Speeding tickets generate €26 million for Luxembourg's government
Luxembourg's government has collected more than €21 million in fines since the introduction of permanent speed cameras in March 2016.
Attorney General Martine Solovieff announced the new figures on Wednesday at the Justice Ministry's New Year reception.
Almost half a million tickets were handed out over a period of less than two years.
Of those, 477,152 were €49 fines; the remaining 17,584 were €145.
Eighty-three percent of the offenders have paid their fines, while 33,545 tickets remain unpaid.
The total amount of all the tickets issued amounts to €25.9 million.
One positive effect of the speed cameras has been a decline of délit de grande vitesse – a speeding offence – from 1,069 in 2016 to 853 in 2017.

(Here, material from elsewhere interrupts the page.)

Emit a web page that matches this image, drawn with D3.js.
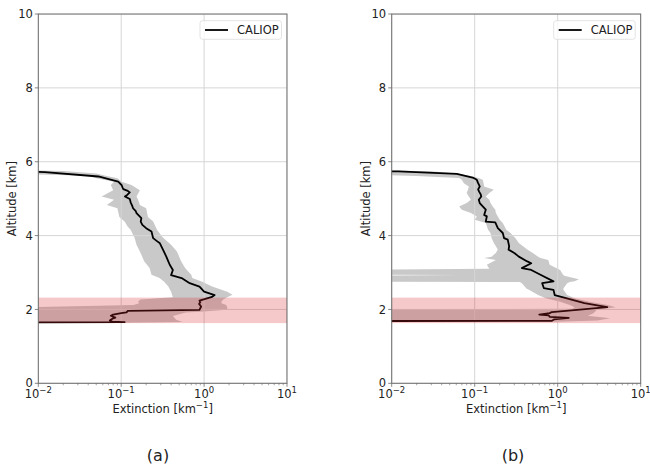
<!DOCTYPE html>
<html>
<head>
<meta charset="utf-8">
<script src="https://cdn.jsdelivr.net/npm/d3@7"></script>
<style>
  body { margin: 0; background: #fff; }
  svg { display: block; font-family: "DejaVu Sans", sans-serif; }
</style>
</head>
<body>
<div id="chart"></div>
<script>
// tick values
const xTicks = [1e-2, 1e-1, 1e0, 1e1];
const xTickExp = ['\u22122', '\u22121', '0', '1'];
const yTicks = [0, 2, 4, 6, 8, 10];

// shaded aerosol layer (km)
const layerBottom = 1.63;
const layerTop = 2.32;

// panel (a): CALIOP mean profile
const altLineA = [5.76, 5.72, 5.60, 5.46, 5.37, 5.30, 5.26, 5.21, 5.17, 5.10, 5.06, 4.99, 4.90, 4.82, 4.74, 4.66, 4.61, 4.47, 4.38, 4.29, 4.20, 4.11, 3.93, 3.85, 3.79, 3.61, 3.43, 3.30, 3.21, 3.07, 2.93, 2.85, 2.71, 2.62, 2.48, 2.39, 2.34, 2.24, 2.20, 2.15, 2.08, 1.99, 1.96, 1.92, 1.90, 1.86, 1.83, 1.78, 1.76, 1.72, 1.70, 1.67, 1.655, 1.645];
const extLineA = [0.0005, 0.012, 0.053, 0.092, 0.101, 0.104, 0.106, 0.12, 0.127, 0.118, 0.111, 0.127, 0.13, 0.135, 0.139, 0.15, 0.153, 0.175, 0.172, 0.18, 0.20, 0.232, 0.243, 0.27, 0.293, 0.32, 0.35, 0.37, 0.385, 0.42, 0.40, 0.535, 0.67, 0.88, 1.0, 1.34, 1.25, 0.88, 0.9, 0.87, 0.92, 0.88, 0.12, 0.116, 0.10, 0.08, 0.075, 0.085, 0.08, 0.075, 0.073, 0.078, 0.11, 0.0005];
// panel (a): spread
const altBandA = [5.78, 5.75, 5.68, 5.62, 5.55, 5.46, 5.37, 5.23, 5.06, 4.97, 4.83, 4.74, 4.50, 4.38, 4.24, 4.16, 4.02, 3.94, 3.75, 3.57, 3.30, 3.12, 2.94, 2.85, 2.75, 2.62, 2.48, 2.40, 2.33, 2.27, 2.21, 2.17, 2.12, 2.06, 1.99, 1.94, 1.92, 1.82, 1.72, 1.66, 1.64];
const lowBandA = [0.001, 0.001, 0.003, 0.04, 0.05, 0.082, 0.075, 0.08, 0.058, 0.082, 0.067, 0.09, 0.095, 0.11, 0.12, 0.13, 0.139, 0.145, 0.153, 0.168, 0.19, 0.22, 0.232, 0.29, 0.33, 0.37, 0.40, 0.41, 0.42, 0.17, 0.16, 0.165, 0.14, 0.008, 0.001, 0.001, 0.001, 0.001, 0.001, 0.001, 0.001];
const highBandA = [0.005, 0.02, 0.05, 0.065, 0.09, 0.101, 0.133, 0.168, 0.153, 0.16, 0.168, 0.20, 0.21, 0.243, 0.26, 0.27, 0.30, 0.32, 0.40, 0.47, 0.53, 0.59, 0.70, 0.72, 0.95, 1.25, 1.9, 2.2, 1.9, 1.7, 1.62, 1.62, 1.85, 1.9, 1.9, 0.88, 0.6, 0.42, 0.46, 0.55, 0.11];

// panel (b): CALIOP mean profile
const altLineB = [5.76, 5.74, 5.67, 5.56, 5.51, 5.42, 5.33, 5.25, 5.19, 5.12, 5.06, 4.97, 4.88, 4.79, 4.70, 4.56, 4.52, 4.38, 4.36, 4.20, 4.07, 3.93, 3.89, 3.71, 3.62, 3.53, 3.43, 3.30, 3.25, 3.12, 3.07, 2.94, 2.76, 2.71, 2.58, 2.53, 2.39, 2.30, 2.17, 2.06, 2.00, 1.93, 1.90, 1.86, 1.84, 1.80, 1.77, 1.73, 1.69, 1.685];
const extLineB = [0.0005, 0.012, 0.061, 0.097, 0.106, 0.11, 0.115, 0.11, 0.113, 0.118, 0.12, 0.112, 0.115, 0.125, 0.136, 0.13, 0.14, 0.136, 0.177, 0.19, 0.218, 0.226, 0.25, 0.26, 0.256, 0.3, 0.34, 0.43, 0.48, 0.37, 0.48, 0.62, 0.89, 0.65, 0.68, 0.89, 0.92, 1.29, 2.1, 3.95, 2.0, 0.85, 0.80, 0.60, 0.78, 0.80, 1.36, 0.9, 0.85, 0.0005];
// panel (b): spread
const altBandB = [5.78, 5.74, 5.68, 5.61, 5.56, 5.51, 5.42, 5.33, 5.24, 5.15, 5.06, 4.97, 4.88, 4.79, 4.70, 4.61, 4.52, 4.43, 4.34, 4.16, 4.07, 3.93, 3.80, 3.62, 3.53, 3.43, 3.39, 3.34, 3.21, 3.10, 3.07, 2.95, 2.93, 2.91, 2.82, 2.76, 2.74, 2.71, 2.57, 2.53, 2.39, 2.30, 2.21, 2.12, 2.06, 2.02, 2.00, 1.90, 1.83, 1.76, 1.70, 1.67];
const lowBandB = [0.001, 0.001, 0.003, 0.02, 0.065, 0.07, 0.074, 0.085, 0.083, 0.08, 0.085, 0.09, 0.08, 0.065, 0.07, 0.09, 0.106, 0.10, 0.136, 0.145, 0.155, 0.16, 0.17, 0.19, 0.18, 0.16, 0.13, 0.18, 0.14, 0.15, 0.001, 0.001, 0.07, 0.001, 0.001, 0.001, 0.35, 0.37, 0.42, 0.45, 0.58, 0.72, 1.07, 1.4, 1.6, 1.5, 0.001, 0.001, 0.001, 0.001, 0.001, 0.001];
const highBandB = [0.005, 0.03, 0.06, 0.09, 0.11, 0.125, 0.128, 0.13, 0.17, 0.15, 0.136, 0.15, 0.155, 0.165, 0.177, 0.18, 0.19, 0.20, 0.218, 0.24, 0.27, 0.31, 0.34, 0.43, 0.50, 0.58, 0.62, 0.77, 0.80, 1.0, 1.07, 1.15, 1.17, 1.2, 1.8, 1.6, 1.4, 1.3, 1.17, 1.17, 1.3, 1.6, 2.4, 4.0, 5.0, 3.6, 3.0, 2.7, 2.3, 4.3, 3.0, 1.0];

const svg = d3.select('#chart').append('svg')
  .attr('width', 650)
  .attr('height', 467);

drawPanel({ id: 'a', left: 38.3, right: 287, captionX: 158,
  altLine: altLineA, extLine: extLineA, altBand: altBandA, lowBand: lowBandA, highBand: highBandA });
drawPanel({ id: 'b', left: 391.7, right: 640.7, captionX: 513,
  altLine: altLineB, extLine: extLineB, altBand: altBandB, lowBand: lowBandB, highBand: highBandB });

function drawPanel(p) {
  const top = 14, bottom = 383.3;
  const x = d3.scaleLog().domain([1e-2, 1e1]).range([p.left, p.right]);
  const y = d3.scaleLinear().domain([0, 10]).range([bottom, top]);
  const g = svg.append('g');

  g.append('clipPath').attr('id', 'clip-' + p.id)
    .append('rect')
    .attr('x', p.left).attr('y', top)
    .attr('width', p.right - p.left).attr('height', bottom - top);

  const plot = g.append('g').attr('clip-path', 'url(#clip-' + p.id + ')');

  // spread of the profile
  const band = p.altBand.map((a, i) => ({ alt: a, lo: p.lowBand[i], hi: p.highBand[i] }));
  plot.append('path')
    .datum(band)
    .attr('fill', '#c9c9c9')
    .attr('d', d3.area()
      .y(d => y(d.alt))
      .x0(d => x(d.lo))
      .x1(d => x(d.hi)));

  // grid
  plot.selectAll('.gx').data(xTicks).enter().append('line')
    .attr('x1', d => x(d)).attr('x2', d => x(d))
    .attr('y1', top).attr('y2', bottom)
    .attr('stroke', '#d6d6d6').attr('stroke-width', 1);
  plot.selectAll('.gy').data(yTicks).enter().append('line')
    .attr('x1', p.left).attr('x2', p.right)
    .attr('y1', d => y(d)).attr('y2', d => y(d))
    .attr('stroke', '#d6d6d6').attr('stroke-width', 1);

  // mean profile
  const line = p.altLine.map((a, i) => ({ alt: a, ext: p.extLine[i] }));
  plot.append('path')
    .datum(line)
    .attr('fill', 'none')
    .attr('stroke', '#000')
    .attr('stroke-width', 1.8)
    .attr('stroke-linejoin', 'round')
    .attr('d', d3.line().x(d => x(d.ext)).y(d => y(d.alt)));

  // aerosol layer
  plot.append('rect')
    .attr('x', p.left).attr('width', p.right - p.left)
    .attr('y', y(layerTop)).attr('height', y(layerBottom) - y(layerTop))
    .attr('fill', 'rgb(214,39,40)').attr('fill-opacity', 0.25);

  // frame
  g.append('rect')
    .attr('x', p.left).attr('y', top)
    .attr('width', p.right - p.left).attr('height', bottom - top)
    .attr('fill', 'none').attr('stroke', '#6a6a6a').attr('stroke-width', 1);

  // minor ticks on log axis
  const minor = [];
  [1e-2, 1e-1, 1e0].forEach(dec => { for (let k = 2; k <= 9; k++) minor.push(dec * k); });
  g.selectAll('.mt').data(minor).enter().append('line')
    .attr('x1', d => x(d)).attr('x2', d => x(d))
    .attr('y1', bottom).attr('y2', bottom + 2)
    .attr('stroke', '#6a6a6a').attr('stroke-width', 0.6);

  // major ticks
  g.selectAll('.xt').data(xTicks).enter().append('line')
    .attr('x1', d => x(d)).attr('x2', d => x(d))
    .attr('y1', bottom).attr('y2', bottom + 3.5)
    .attr('stroke', '#6a6a6a').attr('stroke-width', 0.8);
  g.selectAll('.yt').data(yTicks).enter().append('line')
    .attr('x1', p.left - 3.5).attr('x2', p.left)
    .attr('y1', d => y(d)).attr('y2', d => y(d))
    .attr('stroke', '#6a6a6a').attr('stroke-width', 0.8);

  // tick labels
  g.selectAll('.yl').data(yTicks).enter().append('text')
    .attr('x', p.left - 5.5).attr('y', d => y(d))
    .attr('dy', '0.36em')
    .attr('text-anchor', 'end')
    .attr('font-size', 11.5)
    .attr('fill', '#222')
    .text(d => d);

  const xl = g.selectAll('.xl').data(xTicks).enter().append('text')
    .attr('x', d => x(d)).attr('y', 398)
    .attr('text-anchor', 'middle')
    .attr('font-size', 11.5)
    .attr('fill', '#222');
  xl.append('tspan').text('10');
  xl.append('tspan')
    .attr('font-size', 8.5)
    .attr('dy', -5)
    .text((d, i) => xTickExp[i]);

  // axis titles
  const xt = g.append('text')
    .attr('x', (p.left + p.right) / 2).attr('y', 413)
    .attr('text-anchor', 'middle')
    .attr('font-size', 11.5)
    .attr('fill', '#222');
  xt.append('tspan').text('Extinction [km');
  xt.append('tspan').attr('font-size', 8.5).attr('dy', -5).text('\u22121');
  xt.append('tspan').attr('dy', 5).text(']');

  g.append('text')
    .attr('transform', 'translate(' + (p.left - 26) + ',' + ((top + bottom) / 2) + ') rotate(-90)')
    .attr('dy', '0.35em')
    .attr('text-anchor', 'middle')
    .attr('font-size', 11.5)
    .attr('fill', '#222')
    .text('Altitude [km]');

  // legend
  const lx = p.right - 87, ly = 20.7;
  g.append('rect')
    .attr('x', lx).attr('y', ly)
    .attr('width', 81.5).attr('height', 18.6)
    .attr('rx', 2.5)
    .attr('fill', '#fff').attr('fill-opacity', 0.8)
    .attr('stroke', '#dcdcdc').attr('stroke-width', 0.8);
  g.append('line')
    .attr('x1', lx + 5).attr('x2', lx + 28)
    .attr('y1', ly + 9.3).attr('y2', ly + 9.3)
    .attr('stroke', '#000').attr('stroke-width', 1.8);
  g.append('text')
    .attr('x', lx + 37).attr('y', ly + 9.3)
    .attr('dy', '0.36em')
    .attr('font-size', 11.5)
    .attr('fill', '#222')
    .text('CALIOP');

  // panel caption
  g.append('text')
    .attr('x', p.captionX).attr('y', 461)
    .attr('text-anchor', 'middle')
    .attr('font-size', 16)
    .attr('fill', '#222')
    .text('(' + p.id + ')');
}
</script>
</body>
</html>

A speeding ticket is considered a délit de grande vitesse if a driver has already been fined for a serious speeding excess – 15-25 kilometres per hour (km/h) faster than the speed limit – and is caught speeding at 20-65 km/h faster than the speed limit within 36 months of the initial fine.
Solovieff lamented the high administrative burden of collecting fines, especially when it came to vehicles registered abroad.
The cost of processing smaller fines are "out of proportion", according to the Attorney General, who said the judiciary was "impatiently" awaiting a new law, whereby minor speeding violations – which carry the €49 fine – are no longer brought to court.